The task seems challenging and interesting to me but I have a feeling that the dataset size is too small (only 616 samples) to be suitable for modern NLP models.
The same reaction for me the first time that I ve opened the competition.I see that the number of submissions is not enough per day too! I think that is good for us to increase it!
The idea behind reducing submissions per day was to encourage people to develop better cross-validation strategies other than relying on the public LB which easily leads to overfitting. see https://zindi.africa/discussions/539
It's much smaller than we would like, but this is all that is available. Treat it as another constraint to work with (after all, lack of data is a major problem for many organizations).
Hand-labelling is definitely not allowed - that's an easy way to get disqualified :)
5 submissions a day isn't bad - some competitions only allow one submission every 5 days! Test locally, and submit your best predictions. The downside of allowing hundreds of submissions is that some folks use that to gain an edge by submitting lots of predictions hoping to learn about the test set or just trying to get lucky - behaviour we don't want to encourage.

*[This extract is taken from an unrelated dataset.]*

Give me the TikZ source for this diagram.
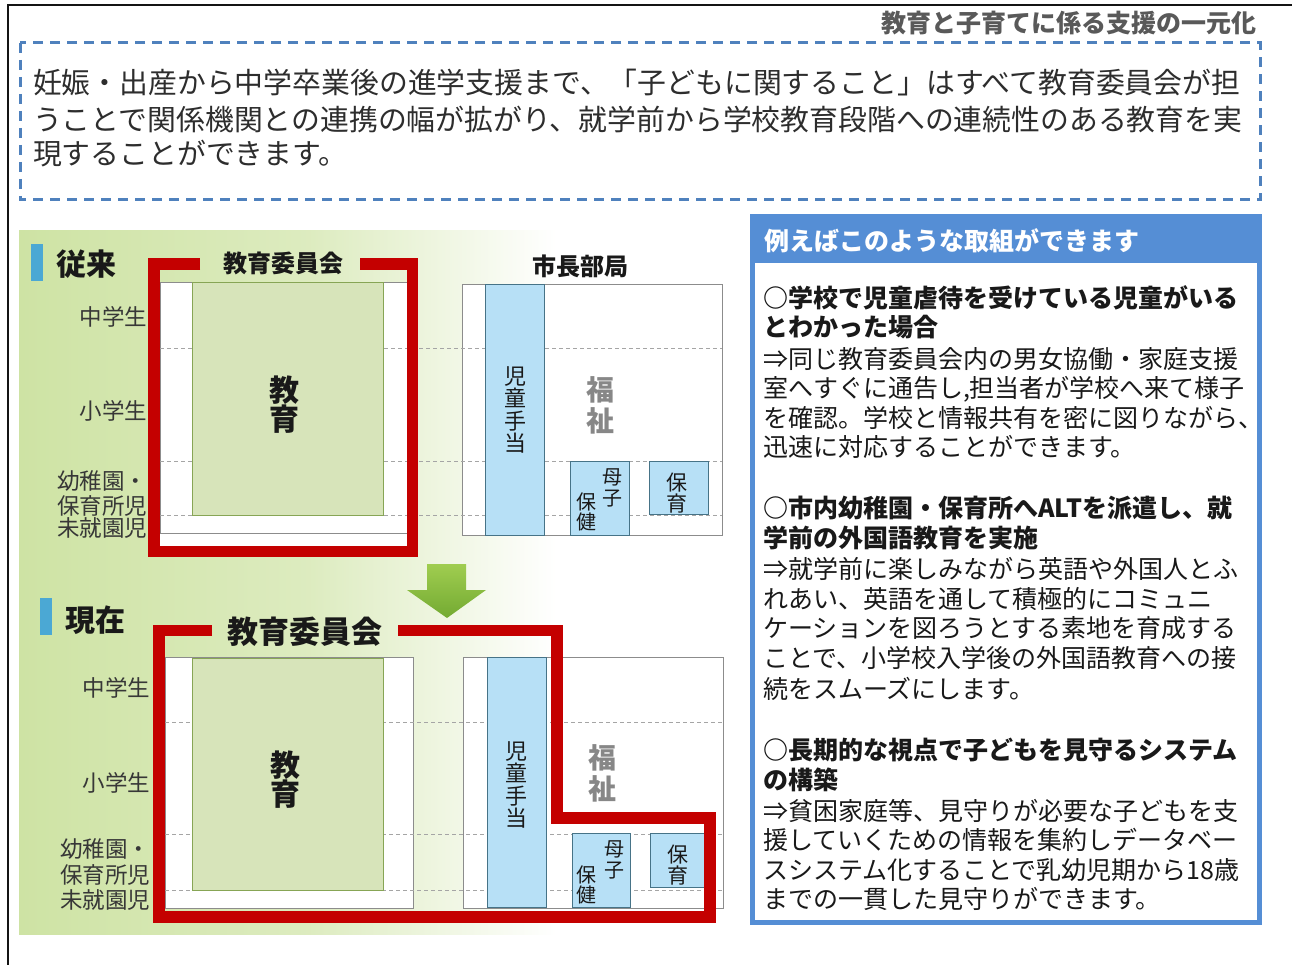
\documentclass[tikz,border=0pt]{standalone}
\usepackage{fontspec}
\setmainfont{Noto Sans CJK JP}
\definecolor{framebk}{RGB}{20,20,20}
\definecolor{titlegray}{RGB}{89,89,89}
\definecolor{dashblue}{RGB}{79,129,189}
\definecolor{paratext}{RGB}{45,45,45}
\definecolor{bggreen}{RGB}{206,227,164}
\colorlet{bgmid}{bggreen!70!white}
\definecolor{barblue}{RGB}{75,168,212}
\definecolor{redc}{RGB}{196,0,0}
\definecolor{boxgray}{RGB}{140,140,140}
\definecolor{dashgray}{RGB}{165,165,165}
\definecolor{gboxfill}{RGB}{215,228,186}
\definecolor{gboxdraw}{RGB}{135,165,85}
\definecolor{bboxfill}{RGB}{183,224,246}
\definecolor{bboxdraw}{RGB}{70,115,135}
\definecolor{lblc}{RGB}{55,55,55}
\definecolor{fukushi}{RGB}{135,135,135}
\definecolor{panelblue}{RGB}{85,142,213}
\definecolor{bodyc}{RGB}{25,25,25}
\definecolor{arrowtop}{RGB}{160,205,80}
\definecolor{arrowbot}{RGB}{115,170,50}
\pgfdeclarehorizontalshading{bgsh}{100bp}{color(0bp)=(bggreen); color(25bp)=(bggreen); color(45bp)=(bgmid); color(62bp)=(white); color(100bp)=(white)}
\newcommand\myfs[1]{\fontsize{#1pt}{#1pt}\selectfont}
\tikzset{
  txt/.style={inner sep=0pt, outer sep=0pt},
  paraline/.style={txt, anchor=west, text=paratext, font=\myfs{28.85}},
  bodyline/.style={txt, anchor=west, text=bodyc, font=\myfs{25}},
  headline/.style={txt, anchor=west, text=bodyc, font=\myfs{25}\bfseries},
  rowlbl/.style={txt, anchor=east, text=lblc, font=\myfs{22.5}},
  secttl/.style={txt, text=bodyc, font=\myfs{30}\bfseries},
  whitebox/.style={fill=white, draw=boxgray, line width=1pt},
  greenbox/.style={fill=gboxfill, draw=gboxdraw, line width=1pt},
  bluebox/.style={fill=bboxfill, draw=bboxdraw, line width=1pt},
  gridline/.style={draw=dashgray, line width=1pt, dash pattern=on 4pt off 3pt},
  redline/.style={draw=redc, line width=11.5pt},
  vsmall/.style={txt, align=center, text=bodyc},
}
\begin{document}
\begin{tikzpicture}[x=1pt,y=-1pt]
\useasboundingbox (0,0) rectangle (1292,965);
\fill[white] (0,0) rectangle (1292,965);
% outer frame
\draw[framebk, line width=2pt] (8,965) -- (8,5) -- (1292,5);
% title
\node[txt, anchor=east, text=titlegray, font=\myfs{25}\bfseries] (title) at (1256,23) {教育と子育てに係る支援の一元化};
% dashed intro box
\draw[dashblue, line width=3pt, dash pattern=on 10pt off 7pt] (20,43) rectangle (1260,200);
\node[paraline] (p1) at (33,83) {妊娠・出産から中学卒業後の進学支援まで、「子どもに関すること」はすべて教育委員会が担};
\node[paraline] (p2) at (33,119) {うことで関係機関との連携の幅が拡がり、就学前から学校教育段階への連続性のある教育を実};
\node[paraline] (p3) at (33,154) {現することができます。};
% background gradient
\shade[shading=bgsh] (19,231) rectangle (745,934);

% ===== upper section =====
\fill[barblue] (31,244) rectangle (43,281);
\node[secttl, anchor=west] (jurai) at (56,264) {従来};
\fill[white] (160,283) rectangle (407,546);
\draw[whitebox] (160,283) rectangle (408,533);
\draw[whitebox] (462,285) rectangle (722,535);
\draw[gridline] (160,348) -- (722,348);
\draw[gridline] (160,461) -- (722,461);
\draw[gridline] (160,515) -- (722,515);
\draw[greenbox] (192,283) rectangle (383,515);
\draw[bluebox] (485,285) rectangle (544,535);
\draw[bluebox] (570,461) rectangle (629,535);
\draw[bluebox] (649,461) rectangle (708,514);
\node[txt, align=center, text=bodyc, font=\fontsize{30pt}{29pt}\selectfont\bfseries] (kyoiku1) at (284,405) {教\\育};
\node[vsmall, font=\fontsize{22pt}{22.5pt}\selectfont] (jido1) at (515,410) {児\\童\\手\\当};
\node[txt, align=center, text=fukushi, font=\fontsize{28pt}{31pt}\selectfont\bfseries] (fuku1) at (600,405) {福\\祉};
\node[vsmall, font=\fontsize{20pt}{20.5pt}\selectfont] (boshi1) at (612,488) {母\\子};
\node[vsmall, font=\fontsize{20pt}{20.5pt}\selectfont] (hoken1) at (586,512) {保\\健};
\node[vsmall, font=\fontsize{21pt}{21pt}\selectfont] (hoiku1) at (677,493) {保\\育};
\draw[redline] (200,264) -- (154,264) -- (154,551.5) -- (412.5,551.5) -- (412.5,264) -- (360,264);
\node[txt, text=bodyc, font=\myfs{24}\bfseries] (iinkai1) at (283,263) {教育委員会};
\node[txt, text=bodyc, font=\myfs{24}\bfseries] (shicho) at (580,266) {市長部局};
\node[rowlbl] (r1a) at (147,317) {中学生};
\node[rowlbl] (r1b) at (147,411) {小学生};
\node[rowlbl] (r1c) at (147,481) {幼稚園・};
\node[rowlbl] (r1d) at (147,506) {保育所児};
\node[rowlbl] (r1e) at (147,528) {未就園児};

% arrow
\shade[top color=arrowtop, bottom color=arrowbot] (427,564) -- (466,564) -- (466,590) -- (486,590) -- (447,618) -- (407,590) -- (427,590) -- cycle;

% ===== lower section =====
\fill[barblue] (40,598) rectangle (52,635);
\node[secttl, anchor=west] (genzai) at (65,620) {現在};
\draw[whitebox] (165,657) rectangle (413,908);
\draw[whitebox] (463,657) rectangle (723,908);
\draw[gridline] (165,722) -- (723,722);
\draw[gridline] (165,834) -- (723,834);
\draw[gridline] (165,890) -- (723,890);
\draw[greenbox] (192,658) rectangle (383,890);
\draw[bluebox] (487,657) rectangle (546,907);
\draw[bluebox] (572,833) rectangle (630,907);
\draw[bluebox] (650,833) rectangle (707,887);
\node[txt, align=center, text=bodyc, font=\fontsize{30pt}{29pt}\selectfont\bfseries] (kyoiku2) at (285,780) {教\\育};
\node[vsmall, font=\fontsize{22pt}{22.5pt}\selectfont] (jido2) at (516,785) {児\\童\\手\\当};
\node[txt, align=center, text=fukushi, font=\fontsize{28pt}{31pt}\selectfont\bfseries] (fuku2) at (602,773) {福\\祉};
\node[vsmall, font=\fontsize{20pt}{20.5pt}\selectfont] (boshi2) at (614,860) {母\\子};
\node[vsmall, font=\fontsize{20pt}{20.5pt}\selectfont] (hoken2) at (586,885) {保\\健};
\node[vsmall, font=\fontsize{21pt}{21pt}\selectfont] (hoiku2) at (678,865) {保\\育};
\draw[redline] (212,630.5) -- (159,630.5) -- (159,917) -- (710,917) -- (710,818) -- (557,818) -- (557,630.5) -- (398,630.5);
\node[txt, text=bodyc, font=\myfs{31}\bfseries] (iinkai2) at (305,632) {教育委員会};
\node[rowlbl] (r2a) at (150,688) {中学生};
\node[rowlbl] (r2b) at (150,783) {小学生};
\node[rowlbl] (r2c) at (150,849) {幼稚園・};
\node[rowlbl] (r2d) at (150,875) {保育所児};
\node[rowlbl] (r2e) at (150,900) {未就園児};

% ===== right panel =====
\fill[white] (750,214) rectangle (1262,925);
\draw[panelblue, line width=5pt] (752.5,216.5) rectangle (1259.5,922.5);
\fill[panelblue] (750,214) rectangle (1262,263);
\node[txt, anchor=west, text=white, font=\myfs{25}\bfseries] (phead) at (764,241) {例えばこのような取組ができます};

\node[headline] (a1) at (763,298) {○学校で児童虐待を受けている児童がいる};
\node[headline] (a2) at (763,327) {とわかった場合};
\node[bodyline] (a3) at (763,359) {⇒同じ教育委員会内の男女協働・家庭支援};
\node[bodyline] (a4) at (763,389) {室へすぐに通告し,担当者が学校へ来て様子};
\node[bodyline] (a5) at (763,418) {を確認。学校と情報共有を密に図りながら、};
\node[bodyline] (a6) at (763,447) {迅速に対応することができます。};

\node[headline] (b1) at (763,508) {○市内幼稚園・保育所へALTを派遣し、就};
\node[headline] (b2) at (763,538) {学前の外国語教育を実施};
\node[bodyline] (b3) at (763,569) {⇒就学前に楽しみながら英語や外国人とふ};
\node[bodyline] (b4) at (763,599) {れあい、英語を通して積極的にコミュニ};
\node[bodyline] (b5) at (763,628) {ケーションを図ろうとする素地を育成する};
\node[bodyline] (b6) at (763,658) {ことで、小学校入学後の外国語教育への接};
\node[bodyline] (b7) at (763,689) {続をスムーズにします。};

\node[headline] (c1) at (763,750) {○長期的な視点で子どもを見守るシステム};
\node[headline] (c2) at (763,780) {の構築};
\node[bodyline] (c3) at (763,811) {⇒貧困家庭等、見守りが必要な子どもを支};
\node[bodyline] (c4) at (763,840) {援していくための情報を集約しデータベー};
\node[bodyline] (c5) at (763,870) {スシステム化することで乳幼児期から18歳};
\node[bodyline] (c6) at (763,899) {までの一貫した見守りができます。};
\end{tikzpicture}
\end{document}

With such a small dataset, it's going to be impossible to get a perfect score. This challenge involves human issues, and tricky ones at that. Some folks struggling with depression will talk about drugs or alcohol, and some entries are short and vague enough that predictions are essentially guesses. BUT, it's possible to get something that's able to make the right sort of guesses, and that's the goal here.
You might find this dataset too small, or feel that the task is too hard. That's OK - I hope there are other competitions on here to keep you busy. But I'm looking forward to seeing the results from those who give it a go - creative solutions to this challenge could mean that, with a little more data and a bit of luck, we could end up with something cool.
Good luck all,
J
PS: Opinions are my own and all that, hooray for Zindi not minding me lurking in the forums and chiming in all over the place :)
@Johnowhitaker, thank you for resolving all our queries and doubts. I would too like to try something really creative. Also I would like to take this opportunity to thank you for all your posts, I have honestly always something new and inspiring to learn from them.
The dataset size just zeros out any chance of using lstms for this task , and thats sad for me because this problem would have been so nice to use with lstms which i am trying to master.
Yeah.
The same reaction for me the first time that I ve opened the competition.I see that the number of submissions is not enough per day too! I think that is good for us to increase it!
The idea behind reducing submissions per day was to encourage people to develop better cross-validation strategies other than relying on the public LB which easily leads to overfitting. see https://zindi.africa/discussions/539
Yeah 5 submissions per day is really not enough , i hope they increase
Exactly. It's too much strict.
This dataset is so small, it can easily be handlabelled by anyone, who wants to, and get a perfect score. I fear many people will use this to cheat.
It's much smaller than we would like, but this is all that is available. Treat it as another constraint to work with (after all, lack of data is a major problem for many organizations).
Hand-labelling is definitely not allowed - that's an easy way to get disqualified :)
5 submissions a day isn't bad - some competitions only allow one submission every 5 days! Test locally, and submit your best predictions. The downside of allowing hundreds of submissions is that some folks use that to gain an edge by submitting lots of predictions hoping to learn about the test set or just trying to get lucky - behaviour we don't want to encourage.
With such a small dataset, it's going to be impossible to get a perfect score. This challenge involves human issues, and tricky ones at that. Some folks struggling with depression will talk about drugs or alcohol, and some entries are short and vague enough that predictions are essentially guesses. BUT, it's possible to get something that's able to make the right sort of guesses, and that's the goal here.
You might find this dataset too small, or feel that the task is too hard. That's OK - I hope there are other competitions on here to keep you busy. But I'm looking forward to seeing the results from those who give it a go - creative solutions to this challenge could mean that, with a little more data and a bit of luck, we could end up with something cool.
Good luck all,
J
PS: Opinions are my own and all that, hooray for Zindi not minding me lurking in the forums and chiming in all over the place :)
@Johnowhitaker, thank you for resolving all our queries and doubts. I would too like to try something really creative. Also I would like to take this opportunity to thank you for all your posts, I have honestly always something new and inspiring to learn from them.
John thanks for your response
If people try to manipulate the submission by hand picking their code would not be able to reproduce it there be disqualified by zindi
The dataset size just zeros out any chance of using lstms for this task , and thats sad for me because this problem would have been so nice to use with lstms which i am trying to master.
Also the size makes really easy to cheat .
Still, you should try. My current best score is with an LSTM (LB: 0.42). It'll also be a good way to master it.